Monday, October 21, 2013

Some Cisco UC Basics, part 1

In part one of this series, I'm going to explain the overall Cisco UC landscape as it exists today (with a bit of historical information thrown in). 

The Cisco UC Product Suite consists of a slew of different appliance virtual machines, providing functions like traditional call control (dial-tone), voicemail, presence, E911 (specifically, providing more specific location information to the Public Safety Answering Point than just physical address), conferencing (think web-based content sharing and audio bridging), and telepresence (video conferencing).  All of those functions run separately, so there are no co-resident applications on a single virtual server instance.  On the physical host multiple virtual machines are allowed, however over-subscription of resources is not permitted.  For instance, if each virtual machine takes 2 processor cores and 4 GB of RAM, a physical host that has 2 quad core processors (8 total cores) and 32 GB of RAM would have a maximum of 4 virtual machines. Even though there was more RAM available, the physical host ran out of available cores, and thus would not be able to hold additional virtual machines.


All the individual services within the virtual machines run on top of a re-packaged Red Hat Enterprise Linux.   Even though this is the RHEL that a lot of companies know and love, the normal Linux bash shell is not accessible.  Cisco built a CLI wrapper that mimics some of the traditional IOS functionality and allows anadministrator to perform basic OS administrative functions.  This re-packaged RHEL is referred to as the Cisco Telephony OS.  Cisco uses an IBM Informix database for storing all configuration, call states, and Call Detail Records.  Depending on the application, you may or may not be able to directly access the database, and might be limited to an API for accessing and/or modifying relevant information.  The graphical administrative interfaces and web-based API's all run on top of Apache Tomcat.  

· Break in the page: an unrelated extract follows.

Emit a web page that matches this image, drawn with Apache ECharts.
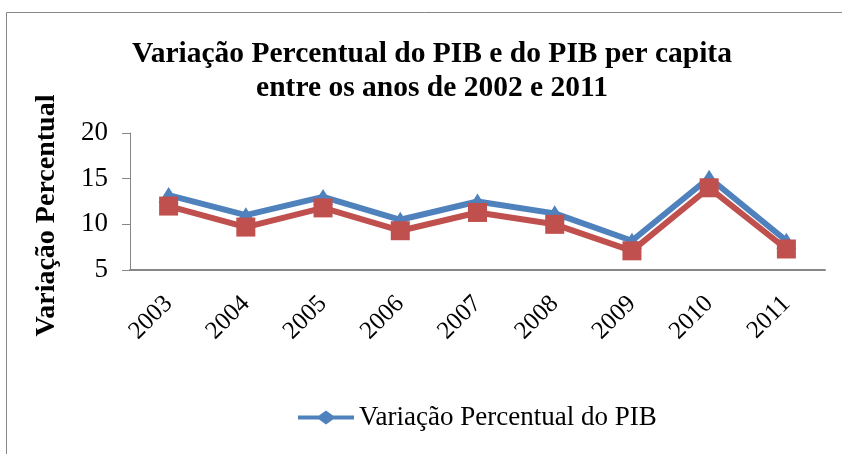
<!DOCTYPE html>
<html>
<head>
<meta charset="utf-8">
<script src="https://cdn.jsdelivr.net/npm/echarts@6/dist/echarts.min.js"></script>
<style>
  html, body { margin: 0; padding: 0; background: #fff; }
  #chart { width: 842px; height: 454px; }
</style>
</head>
<body>
<div id="chart"></div>
<script>
var anos = ['2003', '2004', '2005', '2006', '2007', '2008', '2009', '2010', '2011'];
var pib = [13.2, 11.0, 13.0, 10.5, 12.5, 11.2, 8.2, 15.1, 8.2];
var pibPerCapita = [12.0, 9.7, 11.8, 9.3, 11.3, 10.0, 7.1, 14.0, 7.3];
var yTicks = [5, 10, 15, 20];

var chart = echarts.init(document.getElementById('chart'), null, { renderer: 'canvas' });

var serif = '"Liberation Serif", "Times New Roman", serif';

var option = {
  animation: false,
  backgroundColor: '#fff',
  title: {
    text: 'Variação Percentual do PIB e do PIB per capita\nentre os anos de 2002 e 2011',
    left: 432,
    top: 37,
    padding: 0,
    textAlign: 'center',
    textStyle: {
      fontFamily: serif,
      fontWeight: 'bold',
      fontSize: 29.5,
      lineHeight: 34,
      color: '#000'
    }
  },
  // moldura cinza do gráfico
  graphic: [{
    type: 'rect',
    shape: { x: 6.5, y: 12.5, width: 860, height: 470 },
    style: { fill: 'none', stroke: '#868686', lineWidth: 1 },
    silent: true
  }],
  legend: {
    data: ['Variação Percentual do PIB'],
    left: 293,
    top: 399,
    itemWidth: 56,
    itemHeight: 14,
    itemGap: 4,
    icon: 'path://M0,5 L21,5 L28,0 L35,5 L56,5 L56,9 L35,9 L28,14 L21,9 L0,9 Z',
    textStyle: { fontFamily: serif, fontSize: 27, color: '#000' }
  },
  grid: { left: 130, right: 17, top: 133, bottom: 184 },
  xAxis: {
    type: 'category',
    data: anos,
    boundaryGap: true,
    axisLine: { lineStyle: { color: '#868686', width: 2 } },
    axisTick: { show: false },
    axisLabel: {
      rotate: 45,
      margin: 30,
      fontFamily: serif,
      fontSize: 25,
      color: '#000'
    }
  },
  yAxis: {
    type: 'value',
    min: 5,
    max: 20,
    interval: 5,
    name: 'Variação Percentual',
    nameLocation: 'middle',
    nameGap: 69,
    nameRotate: 90,
    nameTextStyle: {
      fontFamily: serif,
      fontWeight: 'bold',
      fontSize: 28,
      color: '#000',
      padding: [0, 28, 0, 0]
    },
    axisLine: { show: true, lineStyle: { color: '#868686', width: 1 } },
    axisTick: { show: true, length: 8, lineStyle: { color: '#868686' } },
    splitLine: { show: false },
    axisLabel: {
      margin: 22,
      fontFamily: serif,
      fontSize: 27,
      color: '#000',
      formatter: function (v) { return yTicks.indexOf(v) >= 0 ? v : ''; }
    }
  },
  series: [
    {
      name: 'Variação Percentual do PIB',
      type: 'line',
      data: pib,
      symbol: 'triangle',
      symbolSize: [20, 16],
      lineStyle: { color: '#4F81BD', width: 6 },
      itemStyle: { color: '#4F81BD' },
      z: 2
    },
    {
      name: 'Variação Percentual do PIB per capita',
      type: 'line',
      data: pibPerCapita,
      symbol: 'rect',
      symbolSize: 19,
      lineStyle: { color: '#C0504D', width: 6 },
      itemStyle: { color: '#C0504D' },
      z: 3
    }
  ]
};

chart.setOption(option);
</script>
</body>
</html>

As far as scalability goes, Cisco is very rigid in their product system requirements.  This means you can't just go willy nilly and throw a product instance on just any old server or hypervisor.  The general rule of thumb is that their products should be on UCS servers, virtualized on VMWare 5.x, and if there is any SAN connected to the servers it should be connected via Fibre Channel.  However they will allow customers to go outside of these requirements to some degree.  You may use any brand server you wanted as long as the hardware specs meet the requirements; and you also may use iSCSI or NFS for storage. The caveat is that the level of support you would get from Cisco  would not be as good as it would be if you had stayed on UCS servers and fibre channel or direct attached storage. 


At first, customers didn't have the option to virtualize, so every appliance would run on bare metal machines that were OEM'ed from HP or IBM by Cisco.  Version 8.0 introduced the option for doing the hardware abstraction, and now virtualization is going to be the only way these appliances are supported in the upcoming 10.0 release.  There have been rumors that Cisco would open up the hypervisor requirement to use something else.  Personally, I'm hoping for some KVM support, because today VMWare is just another thing that customers have to purchase.